First things first, you *have* to know how to ollie onto boxes. If you haven't already, then maybe go back to those 50-50s and learn some presses (because in the process learning to press you will learn to ollie onto features).
Ride on boxes can teach you some terrible habits, they make it so you don't have to worry about a lip. This in turn creates a habit of slide-spinning on (you know, like you start to rotate into the slide while your board is still on the snow). Ride on boxes also make it difficult for a new rider to really gauge the transition from snow to box.
So approach your boardslide like this:
First, get ollieing onto a box proper.
Then, you want to pop into 50-50s and start squaring your shoulders (parallel to perpendicular; "I" to "T") and using your arms to shift into the slide towards the end of the box. This will get you use to both how sliding sideways feels and how your weight needs to be to avoid catching your edge. The more comfortable you become then the earlier you can shift into the slide... now you are getting close.

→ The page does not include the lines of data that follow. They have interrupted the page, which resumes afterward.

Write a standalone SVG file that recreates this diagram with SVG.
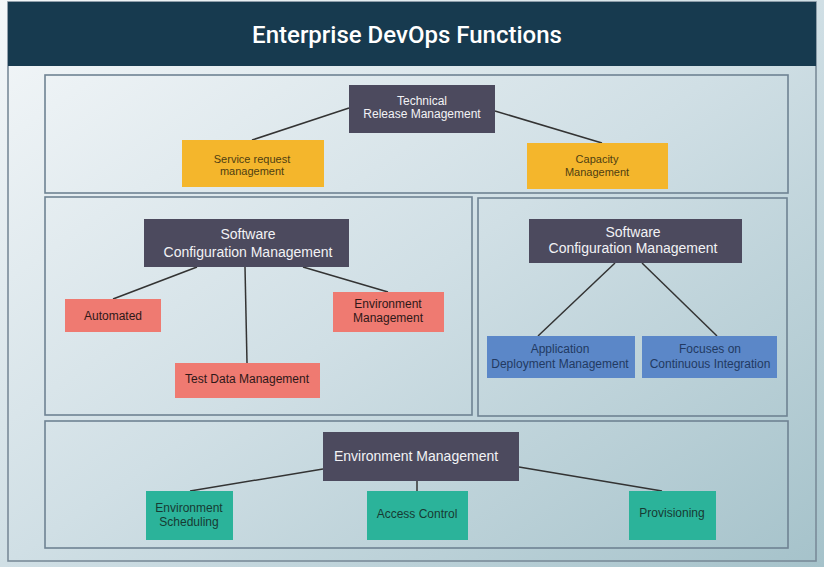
<svg xmlns="http://www.w3.org/2000/svg" width="824" height="567" viewBox="0 0 824 567">
<defs>
<linearGradient id="bg" x1="0" y1="0" x2="1" y2="1">
<stop offset="0" stop-color="#f4f7f9"/>
<stop offset="0.5" stop-color="#d0dfe5"/>
<stop offset="1" stop-color="#a5c2ca"/>
</linearGradient>
<style>
.panel{fill:none;stroke:#6f8393;stroke-width:1.6}
.dark{fill:#4c4a5e}
.yel{fill:#f4b62c}
.pink{fill:#ef7a71}
.blue{fill:#5b87c8}
.teal{fill:#2bb39a}
text{font-family:"Liberation Sans",Arial,sans-serif;text-anchor:middle}
.tw{fill:#f2f2f5}
.ty{fill:#4e3e12;font-size:11px}
.tp{fill:#2e1818;font-size:12px}
.tb{fill:#223a62;font-size:12px}
.tt{fill:#173a33;font-size:12px}
.conn line{stroke:#333;stroke-width:1.5}
</style>
</defs>
<rect x="0" y="0" width="824" height="567" fill="url(#bg)"/>
<rect x="8" y="2" width="808" height="559" fill="none" stroke="#7a8b99" stroke-width="1.6"/>
<rect id="header" x="8" y="2" width="808" height="64" fill="#173a4f"/>
<text x="407" y="43" font-weight="500" font-size="24" fill="#ffffff" style="font-family:Roboto,'Liberation Sans',sans-serif">Enterprise DevOps Functions</text>

<rect class="panel" x="45" y="75" width="743" height="118"/>
<rect class="panel" x="45" y="197" width="427" height="218"/>
<rect class="panel" x="478" y="198" width="309" height="218"/>
<rect class="panel" x="45" y="421" width="743" height="127"/>

<g id="connectors" class="conn">
<line x1="349" y1="108" x2="252" y2="140"/>
<line x1="495" y1="111" x2="602" y2="143"/>
<line x1="197" y1="267" x2="113" y2="299"/>
<line x1="245" y1="267" x2="247" y2="363"/>
<line x1="303" y1="267" x2="388" y2="292"/>
<line x1="615" y1="263" x2="538" y2="336"/>
<line x1="642" y1="263" x2="717" y2="336"/>
<line x1="323" y1="469" x2="190" y2="491"/>
<line x1="417" y1="481" x2="417" y2="491"/>
<line x1="519" y1="467" x2="662" y2="491"/>
</g>

<g id="trm"><rect class="dark" x="349" y="85" width="146" height="48"/>
<text class="tw" font-size="12" x="422" y="105">Technical</text>
<text class="tw" font-size="12" x="422" y="118">Release Management</text></g>
<g id="service"><rect class="yel" x="182" y="140" width="142" height="47"/>
<text class="ty" x="252" y="163">Service request</text>
<text class="ty" x="252" y="175">management</text></g>
<g id="capacity"><rect class="yel" x="527" y="143" width="141" height="46"/>
<text class="ty" x="597" y="163">Capacity</text>
<text class="ty" x="597" y="176">Management</text></g>

<g id="scm1"><rect class="dark" x="144" y="219" width="205" height="48"/>
<text class="tw" font-size="14" x="248" y="239">Software</text>
<text class="tw" font-size="14" x="248" y="257">Configuration Management</text></g>
<g id="automated"><rect class="pink" x="65" y="299" width="96" height="33"/>
<text class="tp" x="113" y="320">Automated</text></g>
<g id="envmgmt1"><rect class="pink" x="333" y="292" width="111" height="40"/>
<text class="tp" x="388" y="308">Environment</text>
<text class="tp" x="388" y="322">Management</text></g>
<g id="testdata"><rect class="pink" x="175" y="363" width="145" height="35"/>
<text class="tp" x="247" y="383">Test Data Management</text></g>

<g id="scm2"><rect class="dark" x="529" y="219" width="213" height="44"/>
<text class="tw" font-size="14" x="633" y="237">Software</text>
<text class="tw" font-size="14" x="633" y="253">Configuration Management</text></g>
<g id="appdeploy"><rect class="blue" x="487" y="336" width="148" height="42"/>
<text class="tb" x="560" y="353">Application</text>
<text class="tb" x="560" y="368">Deployment Management</text></g>
<g id="ci"><rect class="blue" x="642" y="336" width="135" height="42"/>
<text class="tb" x="710" y="353">Focuses on</text>
<text class="tb" x="710" y="368">Continuous Integration</text></g>

<g id="envmgmt2"><rect class="dark" x="323" y="432" width="196" height="49"/>
<text class="tw" font-size="14" x="416" y="461">Environment Management</text></g>
<g id="envsched"><rect class="teal" x="146" y="491" width="87" height="49"/>
<text class="tt" x="189" y="512">Environment</text>
<text class="tt" x="189" y="526">Scheduling</text></g>
<g id="access"><rect class="teal" x="367" y="491" width="101" height="49"/>
<text class="tt" x="417" y="518">Access Control</text></g>
<g id="provisioning"><rect class="teal" x="629" y="491" width="87" height="49"/>
<text class="tt" x="672" y="517">Provisioning</text></g>
</svg>
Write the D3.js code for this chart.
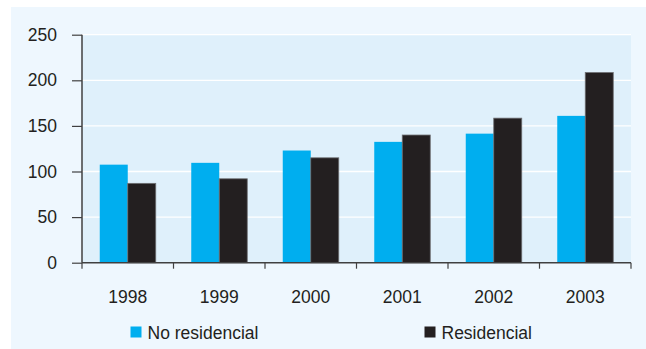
<!DOCTYPE html>
<html><head><meta charset="utf-8">
<script src="https://cdn.jsdelivr.net/npm/d3@7"></script>
<style>html,body{margin:0;padding:0;background:#fff;}svg{display:block;}</style>
</head><body>
<svg id="c" width="646" height="349"></svg>
<script>
const years = ["1998","1999","2000","2001","2002","2003"];
const seriesNames = ["No residencial","Residencial"];
const noResidencial = [107.5, 109.5, 123, 132.5, 141.5, 161];
const residencial = [87, 92, 115, 140, 158.5, 208.5];
const yTicks = [0,50,100,150,200,250];
const colors = ["#00aeef","#231f20"];

(function(){
const svg = d3.select("#c");
const font = "'Liberation Sans', Arial, sans-serif";
svg.append("rect").attr("x",11).attr("y",7).attr("width",635).attr("height",342).attr("fill","#eef7fe");

const pL=82, pR=631, pT=34.7, pB=262.7;
const x = d3.scaleBand().domain(years).range([pL,pR]);
const y = d3.scaleLinear().domain([0,250]).range([pB,pT]);
const x1 = d3.scaleBand().domain(seriesNames).range([0, 56]);

svg.append("rect").attr("x",pL).attr("y",pT).attr("width",pR-pL).attr("height",pB-pT).attr("fill","#dff0fb");
svg.append("g").selectAll("line").data(yTicks.filter(d=>d>0)).join("line")
  .attr("x1",pL).attr("x2",pR).attr("y1",d=>y(d)).attr("y2",d=>y(d))
  .attr("stroke","#fff").attr("stroke-width",1.3);

const data = years.map((yr,i)=>({yr, vals:[noResidencial[i], residencial[i]]}));
const g = svg.append("g").selectAll("g").data(data).join("g")
  .attr("transform",d=>`translate(${x(d.yr)+x.bandwidth()/2-28},0)`);
g.selectAll("rect").data(d=>d.vals.map((v,j)=>({v,j}))).join("rect")
  .attr("x",d=>x1(seriesNames[d.j]))
  .attr("y",d=>y(d.v)).attr("width",x1.bandwidth()).attr("height",d=>pB-y(d.v))
  .attr("fill",d=>colors[d.j])
  .attr("stroke",d=>d.j===1?"#6d6e71":"none").attr("stroke-width",0.8);

const yAxis = svg.append("g").attr("transform",`translate(${pL},0)`)
  .call(d3.axisLeft(y).tickValues(yTicks).tickSize(10).tickPadding(15));
const xAxis = svg.append("g").attr("transform",`translate(0,${pB})`)
  .call(d3.axisBottom(x).tickSize(0).tickPadding(28));
svg.append("g").selectAll("line").data(years.concat(["end"])).join("line")
  .attr("x1",(d,i)=>pL+i*x.step()).attr("x2",(d,i)=>pL+i*x.step())
  .attr("y1",pB).attr("y2",pB+6).attr("stroke","#404041").attr("stroke-width",1.2);
[yAxis,xAxis].forEach(a=>{
  a.selectAll(".domain").attr("stroke","#404041").attr("stroke-width",1.5);
  a.selectAll(".tick line").attr("stroke","#404041").attr("stroke-width",1.2);
  a.selectAll("text").attr("font-family",font).attr("font-size",17.5).attr("fill","#231f20");
});
xAxis.select(".domain").attr("d",`M${pL},0H${pR}`);
yAxis.select(".domain").attr("d",`M0,${pB}V${pT}`);

const legX = [130.5, 424.5];
const leg = svg.append("g").selectAll("g").data(seriesNames).join("g")
  .attr("transform",(d,i)=>`translate(${legX[i]},326.5)`);
leg.append("rect").attr("width",11).attr("height",11).attr("fill",(d,i)=>colors[i]);
leg.append("text").attr("x",17).attr("y",12.5).text(d=>d)
  .attr("font-family",font).attr("font-size",17.5).attr("fill","#231f20");
})();
</script>
</body></html>
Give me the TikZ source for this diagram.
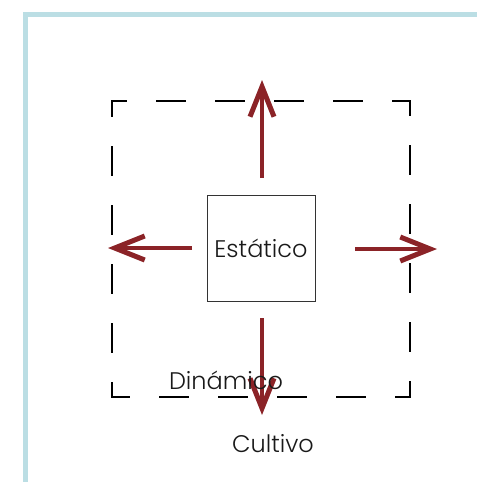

Nailed that? Now finish her up. Pop up like you were going for a 50-50 and shift your upper body like you have been. Once you know your board is above the feature, follow through with your lower body into the slide. This last part obviously happens quick. I wanted to break it apart to emphasize the shoulders to legs rotation.
Don't forget to **bend your knees**, it really helps to keep you flat based.
The method kylekilljoy mentioned will do you a boardslide, but breaking it down and really experiencing how the shoulders and arms drive the rotation will set you up for switch-ups, spinning out etc.